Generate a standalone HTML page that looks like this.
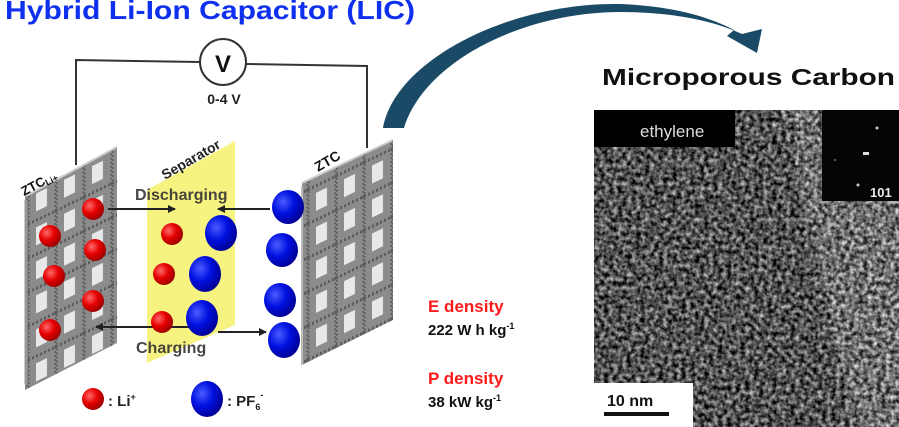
<!DOCTYPE html>
<html><head><meta charset="utf-8"><style>
html,body{margin:0;padding:0;background:#fff;width:899px;height:427px;overflow:hidden}
text{font-family:"Liberation Sans",Arial,sans-serif;font-weight:bold}
</style></head><body>
<svg width="899" height="427" viewBox="0 0 899 427" xmlns="http://www.w3.org/2000/svg">
<defs>
<radialGradient id="rg" cx="0.35" cy="0.35" r="0.7"><stop offset="0" stop-color="#ff6a6a"/><stop offset="0.5" stop-color="#e60000"/><stop offset="1" stop-color="#900"/></radialGradient>
<radialGradient id="bg" cx="0.35" cy="0.35" r="0.7"><stop offset="0" stop-color="#4a5cff"/><stop offset="0.5" stop-color="#0010e0"/><stop offset="1" stop-color="#000090"/></radialGradient>
<pattern id="lat" width="28" height="34" patternUnits="userSpaceOnUse" patternTransform="skewY(-26)">
<rect width="28" height="34" fill="#8c8c8c"/>
<rect x="8" y="7" width="11" height="18" fill="#e8e8e8"/>
<rect x="0" y="0" width="28" height="34" fill="none" stroke="#5a5a5a" stroke-width="3" stroke-dasharray="2 2"/>
</pattern>
<filter id="tem" x="0" y="0" width="1" height="1" color-interpolation-filters="sRGB">
<feTurbulence type="fractalNoise" baseFrequency="0.22" numOctaves="2" seed="3"/>
<feColorMatrix type="matrix" values="1.5 0 0 0 -0.37  1.5 0 0 0 -0.37  1.5 0 0 0 -0.37  0 0 0 0 1"/>
</filter>
<marker id="ah" markerWidth="8" markerHeight="8" refX="7" refY="4" orient="auto" markerUnits="userSpaceOnUse"><path d="M0,0 L8,4 L0,8 Z" fill="#222"/></marker>
</defs>

<text x="5" y="19" font-size="26" fill="#1030f0" textLength="410" lengthAdjust="spacingAndGlyphs">Hybrid Li-Ion Capacitor (LIC)</text>

<polyline points="76,165 76,60 200,62" fill="none" stroke="#333" stroke-width="2"/>
<polyline points="246,64 367,66 367,148" fill="none" stroke="#333" stroke-width="2"/>
<circle cx="223" cy="62" r="23" fill="#fff" stroke="#333" stroke-width="2"/>
<text x="223" y="72" font-size="24" text-anchor="middle" fill="#111">V</text>
<text x="224" y="104" font-size="14" text-anchor="middle" fill="#222">0-4 V</text>

<path d="M383,128 C395,60 510,2 620,4 C675,6 712,18 734,30 L727,36 L757,53 L762,29 L742,34 C712,20 670,12 620,12 C525,12 425,60 404,128 Z" fill="#1b4a66"/>

<polygon points="25,196 117,147 117,343 25,390" fill="url(#lat)"/>
<line x1="26" y1="200" x2="26" y2="384" stroke="#999" stroke-width="3"/>
<line x1="26" y1="196" x2="117" y2="147" stroke="#ccc" stroke-width="2"/>
<text x="0" y="0" font-size="13" fill="#111" transform="translate(24,196) rotate(-28)">ZTC<tspan font-size="9" dy="2">Li+</tspan></text>

<polygon points="147,190 235,141 235,325 147,363" fill="#f7f27a" opacity="0.95"/>
<text x="0" y="0" font-size="14" fill="#222" transform="translate(165,180) rotate(-30)">Separator</text>

<polygon points="302,183 393,140 393,320 302,365" fill="url(#lat)"/>
<line x1="302" y1="183" x2="393" y2="140" stroke="#ccc" stroke-width="2"/>
<line x1="302" y1="186" x2="302" y2="365" stroke="#bbb" stroke-width="2"/>
<text x="0" y="0" font-size="14" fill="#111" transform="translate(318,172) rotate(-30)">ZTC</text>

<line x1="108" y1="209" x2="175" y2="209" stroke="#222" stroke-width="2" marker-end="url(#ah)"/>
<line x1="270" y1="209" x2="218" y2="209" stroke="#222" stroke-width="2" marker-end="url(#ah)"/>
<line x1="190" y1="327" x2="96" y2="327" stroke="#222" stroke-width="2" marker-end="url(#ah)"/>
<line x1="218" y1="332" x2="266" y2="332" stroke="#222" stroke-width="2" marker-end="url(#ah)"/>
<text x="135" y="200" font-size="16" fill="#333" opacity="0.9">Discharging</text>
<text x="136" y="353" font-size="16" fill="#333" opacity="0.9">Charging</text>

<g fill="url(#rg)">
<circle cx="93" cy="209" r="11"/><circle cx="50" cy="236" r="11"/><circle cx="95" cy="250" r="11"/>
<circle cx="54" cy="276" r="11"/><circle cx="93" cy="301" r="11"/><circle cx="50" cy="330" r="11"/>
<circle cx="172" cy="234" r="11"/><circle cx="164" cy="274" r="11"/><circle cx="162" cy="322" r="11"/>
<circle cx="93" cy="399" r="11"/>
</g>
<g fill="url(#bg)">
<ellipse cx="221" cy="233" rx="16" ry="18"/><ellipse cx="205" cy="274" rx="16" ry="18"/><ellipse cx="202" cy="318" rx="16" ry="18"/>
<ellipse cx="288" cy="207" rx="16" ry="17"/><ellipse cx="282" cy="250" rx="16" ry="17"/>
<ellipse cx="280" cy="300" rx="16" ry="17"/><ellipse cx="284" cy="340" rx="16" ry="18"/>
<ellipse cx="207" cy="399" rx="16" ry="18"/>
</g>
<text x="108" y="406" font-size="15" fill="#222">: Li<tspan font-size="9" dy="-6">+</tspan></text>
<text x="227" y="406" font-size="15" fill="#222">: PF<tspan font-size="9" dy="4">6</tspan><tspan font-size="9" dy="-12">-</tspan></text>

<text x="428" y="312" font-size="17" fill="#ff1a1a">E density</text>
<text x="428" y="335" font-size="15" fill="#111">222 W h kg<tspan font-size="9" dy="-6">-1</tspan></text>
<text x="428" y="384" font-size="17" fill="#ff1a1a">P density</text>
<text x="428" y="407" font-size="15" fill="#111">38 kW kg<tspan font-size="9" dy="-6">-1</tspan></text>

<text x="602" y="85" font-size="23" fill="#111" textLength="293" lengthAdjust="spacingAndGlyphs">Microporous Carbon</text>
<rect x="594" y="110" width="305" height="317" fill="#555" filter="url(#tem)"/>
<polygon points="594,110 780,110 800,180 820,260 830,330 850,427 594,427" fill="#000" opacity="0.15"/>
<polygon points="800,110 899,110 899,427 860,427 840,360 822,280 800,200" fill="#fff" opacity="0.1"/>
<rect x="594" y="110" width="141" height="37" fill="#000"/>
<text x="640" y="137" font-size="17" fill="#ddd" style="font-weight:normal">ethylene</text>
<rect x="822" y="110" width="77" height="91" fill="#050505"/>
<circle cx="877" cy="128" r="1.5" fill="#ccc"/><rect x="863" y="152" width="6" height="3" fill="#ddd"/>
<circle cx="858" cy="185" r="1.5" fill="#ccc"/><circle cx="835" cy="160" r="1" fill="#777"/>
<text x="870" y="197" font-size="13" fill="#eee">101</text>
<rect x="594" y="383" width="99" height="44" fill="#fff"/>
<text x="607" y="406" font-size="16" fill="#111">10 nm</text>
<rect x="604" y="412" width="65" height="4" fill="#111"/>
</svg>
</body></html>
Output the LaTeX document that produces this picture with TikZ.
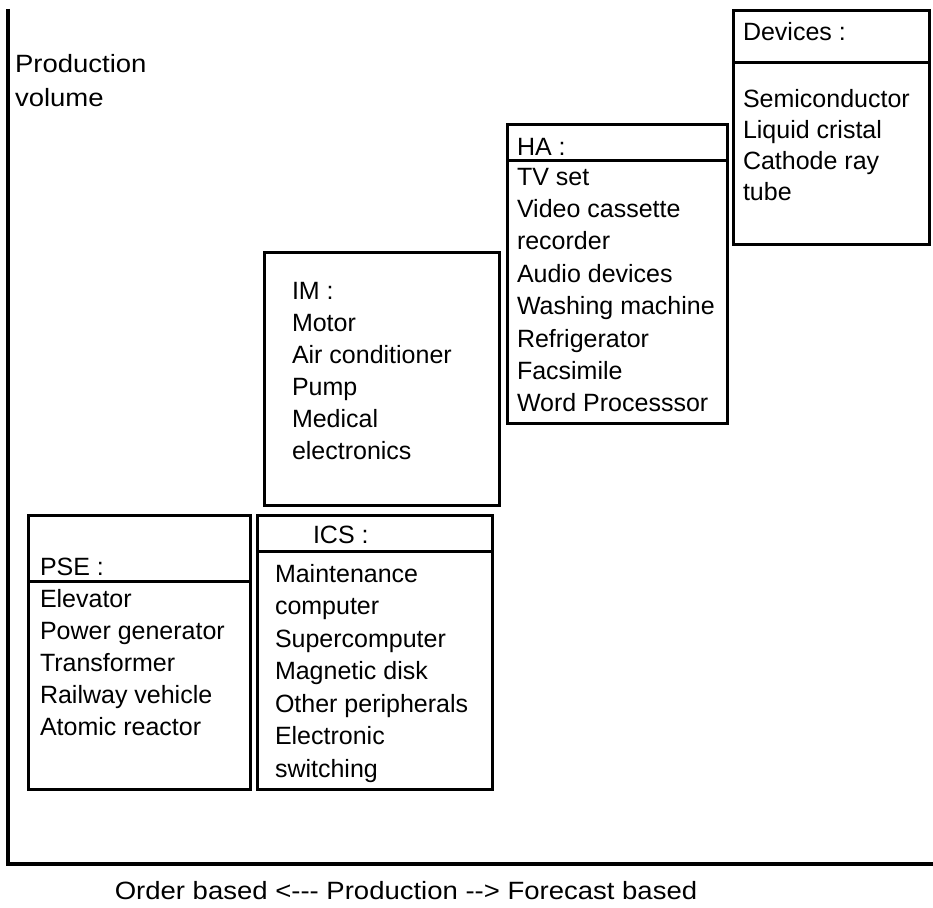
\documentclass[tikz,border=0pt]{standalone}
\usepackage{graphicx}
\usepackage{fontspec}
\setmainfont{Liberation Sans}[Ligatures=TeXOff]
\newcommand{\widetext}[1]{\scalebox{1.1}[1]{#1}}
\begin{document}
\begin{tikzpicture}[x=1pt,y=-1pt,
  every node/.style={inner sep=0pt,outer sep=0pt,font=\fontsize{25}{30}\selectfont},
  lbl/.style={anchor=base west},
  frame/.style={draw,line width=3pt,rectangle,anchor=north west},
  axisline/.style={line width=3.2pt},
  rule/.style={line width=3pt}]
\useasboundingbox (0,0) rectangle (933,907);

% axes
\coordinate (top) at (8,9);
\coordinate (origin) at (8,864);
\coordinate (right) at (933,864);
\draw[axisline] (top) -- (origin) -- (right);

\node[lbl] (yl1) at (15,72) {\widetext{Production}};
\node[lbl] (yl2) at (15,106) {\widetext{volume}};

\node[anchor=base] (xl) at (406,899) {\widetext{Order based <--- Production --> Forecast based}};

% Devices
\node[frame,minimum width=196,minimum height=233] (dev) at (733,11) {};
\draw[rule] (dev.west |- 0,62) -- (dev.east |- 0,62);
\node[lbl] (devh) at (743,41) {Devices :};
\foreach \t [count=\i] in {Semiconductor,Liquid cristal,Cathode ray,tube}
  \node[lbl] (dev-\i) at (743,{107+31*(\i-1)}) {\t};

% HA
\node[frame,minimum width=220,minimum height=299] (ha) at (507,124) {};
\draw[rule] (ha.west |- 0,160) -- (ha.east |- 0,160);
\node[lbl] (hah) at (517,155) {HA :};
\foreach \t [count=\i] in {TV set,Video cassette,recorder,Audio devices,Washing machine,Refrigerator,Facsimile,Word Processsor}
  \node[lbl] (ha-\i) at (517,{185+32.4*(\i-1)}) {\t};

% IM
\node[frame,minimum width=235,minimum height=253] (im) at (264,252) {};
\foreach \t [count=\i] in {IM :,Motor,Air conditioner,Pump,Medical,electronics}
  \node[lbl] (im-\i) at (292,{299+32*(\i-1)}) {\t};

% PSE
\node[frame,minimum width=222,minimum height=274] (pse) at (28,515) {};
\draw[rule] (pse.west |- 0,581) -- (pse.east |- 0,581);
\node[lbl] (pseh) at (40,575) {PSE :};
\foreach \t [count=\i] in {Elevator,Power generator,Transformer,Railway vehicle,Atomic reactor}
  \node[lbl] (pse-\i) at (40,{607+32.2*(\i-1)}) {\t};

% ICS
\node[frame,minimum width=235,minimum height=274] (ics) at (257,515) {};
\draw[rule] (ics.west |- 0,551) -- (ics.east |- 0,551);
\node[lbl] (icsh) at (313,543) {ICS :};
\foreach \t [count=\i] in {Maintenance,computer,Supercomputer,Magnetic disk,Other peripherals,Electronic,switching}
  \node[lbl] (ics-\i) at (275,{582+32.5*(\i-1)}) {\t};
\end{tikzpicture}
\end{document}
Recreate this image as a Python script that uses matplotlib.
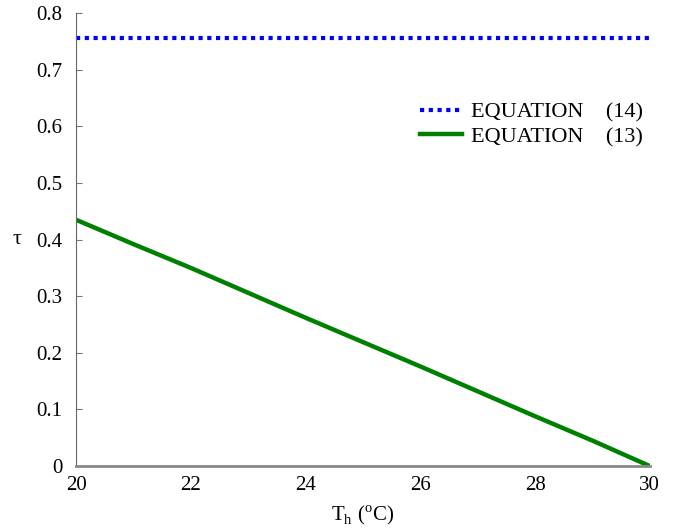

* * *

**Short exercise**
Determine the number of lines in the listing that contain the string "this". Write that number and nothing else.

**Task response**
3